__WORK TO DO__.
Go through the entries one line at a time, and gather every line that has the word "this".

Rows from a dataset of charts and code

»»

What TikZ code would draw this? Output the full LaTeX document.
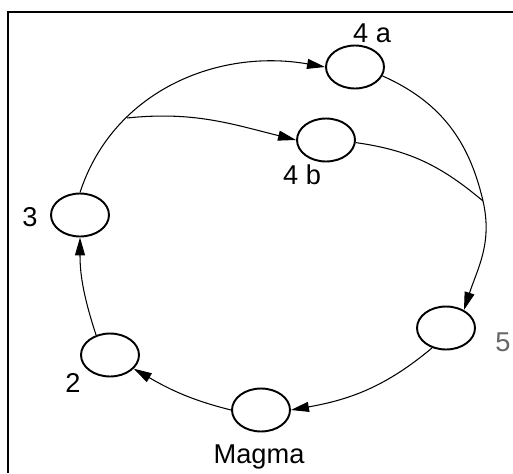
\documentclass[tikz,border=0pt]{standalone}
\usepackage{fontspec}
\setmainfont{Liberation Sans}
\usetikzlibrary{shapes.geometric,arrows.meta}
\begin{document}
\begin{tikzpicture}[x=0.02cm,y=-0.02cm,
  stage/.style={draw,ellipse,line width=1.1pt,minimum width=1.16cm,minimum height=0.86cm,inner sep=0pt},
  lbl/.style={font=\fontsize{15.5}{18}\selectfont,inner sep=0pt},
  flow/.style={line width=0.6pt,-{Triangle[length=3.6mm,width=2mm]}},
  plain/.style={line width=0.6pt}]
\useasboundingbox (0,0) rectangle (513,473);
\draw[line width=1.3pt] (513,12) -- (8,12) -- (8,473);
% stages
\node[stage] (s4a) at (355,67) {};
\node[stage] (s4b) at (326,140) {};
\node[stage] (s3) at (80,215) {};
\node[stage] (s2) at (110,355) {};
\node[stage] (sm) at (261,410) {};
\node[stage] (s5) at (446,328) {};
% labels
\node[lbl] (l4a) at (372,33) {4 a};
\node[lbl] (l4b) at (302,175) {4 b};
\node[lbl] (l3) at (30,217) {3};
\node[lbl] (l2) at (73,383) {2};
\node[lbl,text=black!60] (l5) at (503,342) {5};
\node[lbl] (lm) at (259,457) {Magma};
% junction points
\coordinate (br) at (127,118);
\coordinate (jn) at (483,201);
% connectors
\draw[flow] (s3.north) to[out=72,in=170] (s4a.west);
\draw[flow] (br) to[out=6,in=166] (s4b.west);
\draw[flow] (s4a.-18) to[out=-24,in=103] (jn) to[out=-77,in=72] (s5.45);
\draw[plain] (s4b.-5) to[out=-8,in=140] (jn);
\draw[flow] (s5.-125) to[out=-140,in=10] (sm.east);
\draw[flow] (sm.west) to[out=166,in=-30] (s2.-30);
\draw[flow] (s2.125) to[out=108,in=-90] (s3.south);
\end{tikzpicture}
\end{document}
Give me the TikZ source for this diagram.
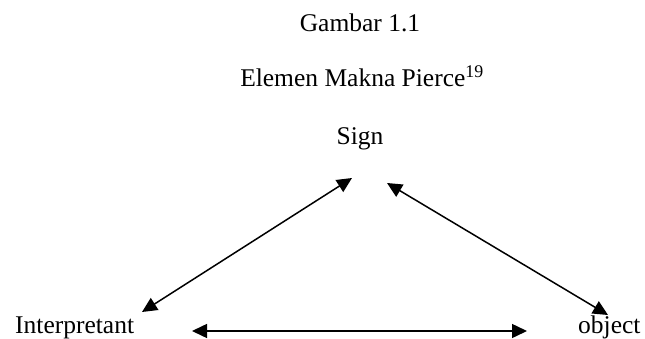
\documentclass[tikz,border=0pt]{standalone}
\usepackage{fontspec}
\setmainfont{Liberation Serif}
\usetikzlibrary{arrows.meta,calc,positioning}

\begin{document}
\begin{tikzpicture}[
    x=1pt, y=-1pt,
    font=\fontsize{25.5}{30}\selectfont,
    lbl/.style ={inner sep=0pt, anchor=base},
    darr/.style={{Triangle[length=15pt,width=14pt]}-{Triangle[length=15pt,width=14pt]},
                 line width=1.5pt, draw=black},
  ]
  \useasboundingbox (0,0) rectangle (645,339);
  % titles
  \node[lbl] (gbr)   at (360,32)  {Gambar 1.1};
  \node[lbl] (judul) at (362,87)  {Elemen Makna Pierce\textsuperscript{19}};
  % corners of the triangle
  \node[lbl] (sign)   at (360,145) {Sign};
  \node[lbl, anchor=base west] (interp) at (15,333)  {Interpretant};
  \node[lbl, anchor=base west] (obj)    at (578,333) {object};
  % arrow ends
  \coordinate (sl) at (352,178);
  \coordinate (sr) at (387,183);
  \coordinate (it) at (142,312);
  \coordinate (ir) at (192,331);
  \coordinate (ot) at (608,315);
  \coordinate (ol) at (527,331);
  % arrows
  \draw[darr] (sl) -- (it);
  \draw[darr] (sr) -- (ot);
  \draw[darr] (ir) -- (ol);
\end{tikzpicture}
\end{document}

««

__SOLUTION__.
What TikZ code would draw this? Output the full LaTeX document.
Give me the TikZ source for this diagram.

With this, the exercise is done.